--- START OF DATASET EXTRACT ---

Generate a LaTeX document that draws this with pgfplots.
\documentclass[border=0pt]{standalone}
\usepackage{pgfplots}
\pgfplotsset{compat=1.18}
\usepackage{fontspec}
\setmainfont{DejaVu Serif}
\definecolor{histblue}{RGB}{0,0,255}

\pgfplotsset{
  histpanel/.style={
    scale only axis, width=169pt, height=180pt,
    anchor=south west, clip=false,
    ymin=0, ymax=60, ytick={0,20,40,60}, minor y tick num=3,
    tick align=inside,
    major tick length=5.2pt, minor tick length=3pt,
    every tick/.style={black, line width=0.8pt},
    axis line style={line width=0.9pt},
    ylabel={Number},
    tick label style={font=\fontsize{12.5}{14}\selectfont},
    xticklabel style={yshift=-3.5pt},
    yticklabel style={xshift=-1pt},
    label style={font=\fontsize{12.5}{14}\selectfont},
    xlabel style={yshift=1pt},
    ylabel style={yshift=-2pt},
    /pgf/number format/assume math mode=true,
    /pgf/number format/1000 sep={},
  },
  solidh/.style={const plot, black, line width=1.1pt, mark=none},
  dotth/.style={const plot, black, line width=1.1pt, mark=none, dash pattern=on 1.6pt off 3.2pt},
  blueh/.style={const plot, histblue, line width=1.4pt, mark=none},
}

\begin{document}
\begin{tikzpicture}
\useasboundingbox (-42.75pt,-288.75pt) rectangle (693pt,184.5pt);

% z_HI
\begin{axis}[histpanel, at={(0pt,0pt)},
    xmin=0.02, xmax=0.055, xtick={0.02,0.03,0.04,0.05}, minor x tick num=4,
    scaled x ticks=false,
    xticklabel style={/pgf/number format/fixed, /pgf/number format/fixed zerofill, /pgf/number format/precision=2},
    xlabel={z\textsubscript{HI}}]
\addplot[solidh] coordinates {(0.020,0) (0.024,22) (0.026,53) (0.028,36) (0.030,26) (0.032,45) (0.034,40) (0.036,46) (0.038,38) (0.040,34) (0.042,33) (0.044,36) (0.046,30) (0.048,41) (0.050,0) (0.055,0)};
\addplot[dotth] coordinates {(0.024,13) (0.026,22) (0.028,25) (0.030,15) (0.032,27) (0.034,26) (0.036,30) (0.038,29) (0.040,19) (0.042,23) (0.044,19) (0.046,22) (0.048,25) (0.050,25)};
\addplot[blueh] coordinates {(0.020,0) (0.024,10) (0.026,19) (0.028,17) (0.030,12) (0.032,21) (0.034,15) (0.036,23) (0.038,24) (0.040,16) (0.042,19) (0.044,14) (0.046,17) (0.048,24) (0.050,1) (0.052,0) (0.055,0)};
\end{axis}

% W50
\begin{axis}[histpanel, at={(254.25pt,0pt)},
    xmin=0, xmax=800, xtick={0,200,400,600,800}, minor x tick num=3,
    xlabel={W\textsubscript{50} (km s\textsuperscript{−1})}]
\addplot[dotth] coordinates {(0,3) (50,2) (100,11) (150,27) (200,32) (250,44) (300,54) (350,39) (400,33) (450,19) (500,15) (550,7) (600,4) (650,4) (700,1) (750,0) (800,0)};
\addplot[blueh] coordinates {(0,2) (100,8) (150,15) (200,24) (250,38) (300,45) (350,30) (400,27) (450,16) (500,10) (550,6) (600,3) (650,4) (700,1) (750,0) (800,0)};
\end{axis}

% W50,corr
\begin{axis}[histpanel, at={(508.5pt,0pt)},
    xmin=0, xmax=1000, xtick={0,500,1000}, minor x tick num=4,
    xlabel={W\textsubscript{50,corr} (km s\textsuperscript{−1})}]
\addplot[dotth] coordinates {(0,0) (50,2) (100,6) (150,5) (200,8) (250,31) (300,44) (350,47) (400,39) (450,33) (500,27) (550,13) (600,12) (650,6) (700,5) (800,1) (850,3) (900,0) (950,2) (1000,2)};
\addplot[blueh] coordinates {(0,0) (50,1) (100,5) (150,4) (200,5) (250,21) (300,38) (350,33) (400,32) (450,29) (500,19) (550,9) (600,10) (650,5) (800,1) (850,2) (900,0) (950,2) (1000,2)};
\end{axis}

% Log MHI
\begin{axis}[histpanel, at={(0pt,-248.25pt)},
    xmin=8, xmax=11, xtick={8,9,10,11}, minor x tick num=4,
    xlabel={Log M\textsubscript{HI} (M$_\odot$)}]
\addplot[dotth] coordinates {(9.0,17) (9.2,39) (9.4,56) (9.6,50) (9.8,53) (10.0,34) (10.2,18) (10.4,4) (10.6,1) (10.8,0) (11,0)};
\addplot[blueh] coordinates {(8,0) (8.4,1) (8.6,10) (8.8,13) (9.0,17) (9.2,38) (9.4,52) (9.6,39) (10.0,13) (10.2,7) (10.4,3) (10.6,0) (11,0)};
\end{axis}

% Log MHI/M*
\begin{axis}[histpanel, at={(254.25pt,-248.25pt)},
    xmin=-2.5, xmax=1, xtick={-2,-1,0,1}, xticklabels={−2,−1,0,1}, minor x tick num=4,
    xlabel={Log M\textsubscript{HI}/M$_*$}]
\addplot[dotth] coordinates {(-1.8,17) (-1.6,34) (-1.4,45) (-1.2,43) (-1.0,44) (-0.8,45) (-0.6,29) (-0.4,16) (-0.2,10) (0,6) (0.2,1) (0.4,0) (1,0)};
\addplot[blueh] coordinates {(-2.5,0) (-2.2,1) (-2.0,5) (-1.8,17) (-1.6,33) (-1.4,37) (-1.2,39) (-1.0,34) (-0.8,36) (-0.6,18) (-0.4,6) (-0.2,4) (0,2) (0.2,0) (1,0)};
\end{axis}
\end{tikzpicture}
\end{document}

--- END OF DATASET EXTRACT ---

**YOUR OBJECTIVE**. Word for word, quote the lines of the material from the first line through the line with "(-42.75pt,-288.75pt) rectangle (693pt,184.5pt);", both ends included.

**SOLUTION**.
Generate a LaTeX document that draws this with pgfplots.
\documentclass[border=0pt]{standalone}
\usepackage{pgfplots}
\pgfplotsset{compat=1.18}
\usepackage{fontspec}
\setmainfont{DejaVu Serif}
\definecolor{histblue}{RGB}{0,0,255}

\pgfplotsset{
  histpanel/.style={
    scale only axis, width=169pt, height=180pt,
    anchor=south west, clip=false,
    ymin=0, ymax=60, ytick={0,20,40,60}, minor y tick num=3,
    tick align=inside,
    major tick length=5.2pt, minor tick length=3pt,
    every tick/.style={black, line width=0.8pt},
    axis line style={line width=0.9pt},
    ylabel={Number},
    tick label style={font=\fontsize{12.5}{14}\selectfont},
    xticklabel style={yshift=-3.5pt},
    yticklabel style={xshift=-1pt},
    label style={font=\fontsize{12.5}{14}\selectfont},
    xlabel style={yshift=1pt},
    ylabel style={yshift=-2pt},
    /pgf/number format/assume math mode=true,
    /pgf/number format/1000 sep={},
  },
  solidh/.style={const plot, black, line width=1.1pt, mark=none},
  dotth/.style={const plot, black, line width=1.1pt, mark=none, dash pattern=on 1.6pt off 3.2pt},
  blueh/.style={const plot, histblue, line width=1.4pt, mark=none},
}

\begin{document}
\begin{tikzpicture}
\useasboundingbox (-42.75pt,-288.75pt) rectangle (693pt,184.5pt);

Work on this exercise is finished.